Nine years ago, Sin City's black-white-and-red palette splashed onto the screen and it was exhilarating. This time around it never quite reaches those lofty heights, but it has its moments.
Many of those best moments come from this movie's two stars: Eva Green's femme fatale Ava, and Mickey Rourke's Marv. The new anthology leans heavily on the streetwise and unstoppable bruiser, but this blatant bit of fan service leaves little room for other characters to breathe. Fortunately the memorable Eva Green doesn't share screen time with the unabashed scene-stealer. Lovable but ungodly force of nature that he is, Marv dominates every frame he's in. By writing him into all but one of this movie's stories, his human demolition routine gets repetitive.
The movie tells four new stories that, like the last four, jump around in time, making this both a prequel and a sequel. Opening with a Marv prologue, Rourke's clipped noir narration over a bloody scene sets the tone. Marv's dialogue always reminds me of Rourke's Motorcycle Boy in Rumble Fish. Both Rumble Fish and The Outsiders are Francis Ford-Coppola adaptations of gritty S.E. Hinton novels that feel like they could exist in the same world as Sin City. And both Rumble Fish and Sin City are black-and-white noir crime tales that trade on Rourke's credibility as a believably wise street tough.
But there's a reason this movie is called A Dame to Kill For and that reason is Eva Green as the serpentine man-eater Ava. With poison green eyes, Ava sees men like a series of Turing-machine inputs with outputs as predictable as a computer script. The irresistibility of her bald manipulation leads Manute (Dennis Haysbert replacing the late Michael Clarke-Duncan) to call her "The Goddess." And the Goddess always gets what she wants. The moments when she ties Josh Brolin (Dwight), and then Christopher Meloni, up in knots are among the most fun in the movie. And she does almost all this while spending about half her screen time totally topless. It's admirable, awe-inducing onscreen nudity. Eva Green's boobs do so much work they deserve their own credits — both of them. It's the kind of brazen nudity that invites you to stare, turning the audience into the same kind of leering creeps she casts a spell over in the movie. It's an interesting contrast to Jessica Alba's innocent-by-comparison Nancy, a stripper who never takes off her top.
So Ava's awesome. Marv's awesome, too. All the pieces feel awesome, but the whole is less than awesome. It's easy to blame all this on the worn-off novelty of the movie's visual effects, but it's more than that. The first time out, Robert Rodriguez and Frank Miller cherry picked from years of Sin City comics. That movie adapted two of the comic's best yarns, Marv's tale of vengeance, "The Hard Goodbye," and Nancy's origin story with Hartigan (Bruce Willis), "That Yellow Bastard." This time only "A Dame to Kill For" comes directly from the comics. Joseph Gordon-Levitt's segment as a supernaturally lucky gambler named Johnny, and Nancy's revenge on Senator Roark (Powers Boothe) were both written for this script.
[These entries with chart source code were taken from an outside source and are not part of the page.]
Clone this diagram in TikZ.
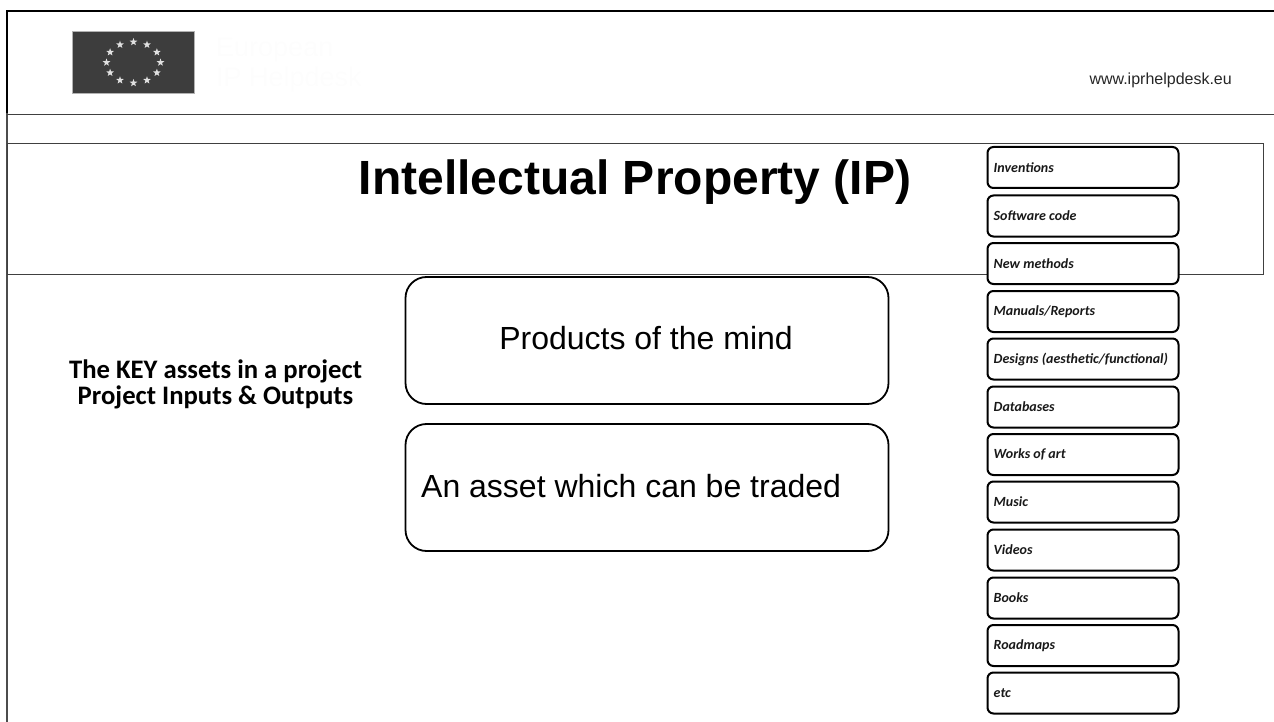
\documentclass[tikz,border=0pt]{standalone}
\usepackage{fontspec}
\setmainfont{Liberation Sans}
\newfontfamily\carl{Carlito}
\usetikzlibrary{shapes.geometric,calc}
\tikzset{
 x=1pt,y=-1pt,
 item/.style={draw=black,line width=2pt,fill=white,rounded corners=6pt,minimum width=191pt,minimum height=41pt,inner sep=0pt,outer sep=0pt},
 itemtext/.style={anchor=west,inner sep=0pt,font=\carl\bfseries\itshape\fontsize{14}{16}\selectfont,text=black!90},
 bigbox/.style={draw=black,line width=1.8pt,fill=white,rounded corners=21pt,minimum width=483pt,minimum height=127pt,inner sep=0pt,outer sep=0pt},
 bigtext/.style={inner sep=0pt,font=\fontsize{32}{36}\selectfont},
 rule/.style={draw=black!75,line width=0.9pt},
 eustar/.style={star,star points=5,star point ratio=2.4,fill=black!12,draw=none,minimum size=8pt,inner sep=0pt}
}
\begin{document}
\begin{tikzpicture}
\useasboundingbox (0,0) rectangle (1274,722);
% frame
\coordinate (tl) at (7,11); \coordinate (tr) at (1274,11); \coordinate (bl) at (7,722);
\draw[line width=2.8pt,black] (tr) -- (tl) -- (7,113);
\draw[line width=2pt,black!70] (7,113) -- (bl);
\coordinate (r1a) at (7,114); \coordinate (r1b) at (1274,114);
\draw[rule] (r1a) -- (r1b);
\node[rule,draw,minimum width=1256pt,minimum height=130pt,inner sep=0pt,anchor=north west] (titlebox) at (7,143.5) {};
% flag
\node[fill=black!76,draw=black!30,line width=0.5pt,minimum width=122pt,minimum height=62pt,inner sep=0pt,anchor=north west] (flag) at (72,31.5) {};
\foreach \a in {0,30,...,330}{\node[eustar] (s\a) at ($(133.5,62.5)+(\a:27 and 20.5)$) {};}
% faint text
\node[anchor=west,inner sep=0pt,text=black!0.8,font=\fontsize{27}{30}\selectfont,align=left] (faint) at (216,65) {European\\IP Helpdesk};
\node[anchor=east,inner sep=0pt,font=\fontsize{16}{18}\selectfont,text=black!85] (web) at (1232,80) {www.iprhelpdesk.eu};
\node[inner sep=0pt,font=\bfseries\fontsize{48}{54}\selectfont] (title) at (635,182.5) {Intellectual Property (IP)};
% left text
\node[inner sep=0pt,align=center,font=\carl\bfseries\fontsize{26.7}{26}\selectfont] (key) at (215.5,384.5) {The KEY assets in a project\\Project Inputs \& Outputs};
% big boxes
\node[bigbox] (b1) at (647,340.5) {};
\node[bigtext] (t1) at (646,338.5) {Products of the mind};
\node[bigbox] (b2) at (647,487.5) {};
\node[bigtext,anchor=west] (t2) at (421,486) {An asset which can be traded};
% items
\foreach \n/\y/\t in {a/167.5/Inventions,b/216/Software code,c/263.5/New methods,d/311.5/Manuals\slash Reports,e/359/Designs (aesthetic\slash functional),f/407/Databases,g/454.5/Works of art,h/502/Music,i/550/Videos,j/598/Books,k/645.5/Roadmaps,l/693/etc}{
 \node[item] (\n) at (1083,\y) {};
 \node[itemtext] (\n t) at (993.5,\y) {\t};
}
\end{tikzpicture}
\end{document}
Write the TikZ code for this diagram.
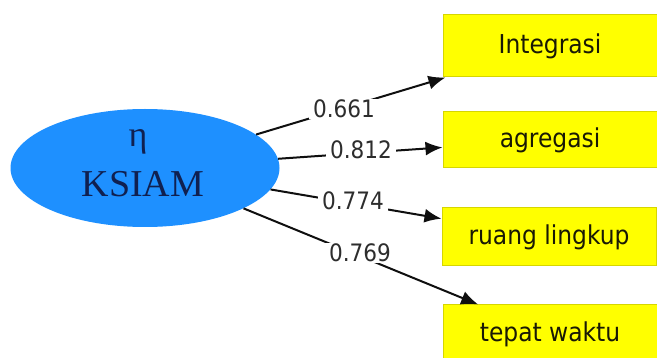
\documentclass[tikz,border=0pt]{standalone}
\usepackage{fontspec}
\setmainfont{Liberation Serif}
\newfontfamily\boxfont{DejaVu Sans Condensed}
\usetikzlibrary{shapes.geometric,arrows.meta}
\definecolor{ellblue}{RGB}{30,144,255}
\definecolor{navytxt}{RGB}{16,32,80}
\definecolor{boxyellow}{RGB}{255,255,0}
\definecolor{boxedge}{RGB}{214,214,0}
\definecolor{labgray}{RGB}{45,45,45}
\definecolor{boxtxt}{RGB}{25,25,5}
\definecolor{linecol}{RGB}{15,15,15}
\tikzset{
  latent/.style={ellipse, fill=ellblue, minimum width=269pt, minimum height=118pt, inner sep=0pt},
  indbox/.style={rectangle, fill=boxyellow, draw=boxedge, line width=1pt, minimum width=214pt, inner sep=0pt,
    font=\boxfont\fontsize{26}{26}\selectfont, text=boxtxt},
  conn/.style={draw=linecol, line width=2pt, -{Latex[length=17pt,width=14pt]}},
  lab/.style={fill=white, inner xsep=4pt, inner ysep=1pt, font=\boxfont\fontsize{24}{24}\selectfont, text=labgray}
}
\begin{document}
\begin{tikzpicture}[x=1pt,y=-1pt]
\clip (0,0) rectangle (657,358);
\fill[white] (0,0) rectangle (657,358);
\node[latent] (ksiam) at (145,168) {};
\node[font=\fontsize{36}{36}\selectfont, text=navytxt, inner sep=0pt] (eta) at (138,142) {η};
\node[font=\fontsize{38}{38}\selectfont, text=navytxt, inner sep=0pt] (ksiamtxt) at (143,184) {KSIAM};
\node[indbox, minimum height=62pt] (b1) at (550,46) {Integrasi};
\node[indbox, minimum height=56pt] (b2) at (550,140) {agregasi};
\node[indbox, minimum height=58pt] (b3) at (549,237) {ruang lingkup};
\node[indbox, minimum height=58pt] (b4) at (550,334) {tepat waktu};
\draw[conn] (ksiam) -- (b1);
\draw[conn] (ksiam) -- (b2);
\draw[conn] (ksiam) -- (b3);
\draw[conn] (ksiam) -- (b4);
\node[lab] (l1) at (344,109) {0.661};
\node[lab] (l2) at (361,150) {0.812};
\node[lab] (l3) at (353,201) {0.774};
\node[lab] (l4) at (360,253) {0.769};
\end{tikzpicture}
\end{document}
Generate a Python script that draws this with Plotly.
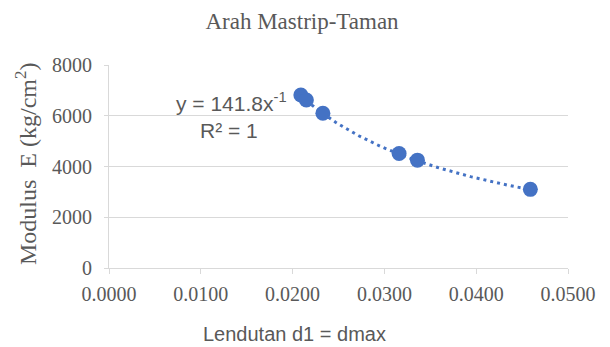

As in nearly any comic book adaptation, these complaints are easily dismissed by hardcore fans. Especially since the movie is so true to the spirit of the Sin City world. Fan-favorite Miho executes bad guys with abandon. She delivers crazy, silly violence via katana blades and ninja stars. Dominatrix Gail is back, too, as is the devilish Senator Roark.
Casual fans will likely find themselves confused by the purposefully jumbled timelines, but that hardly matters in a movie that cares way more about character than it does continuity. And the movie's greatest virtue, its gorgeous palette, still provides some very memorable images.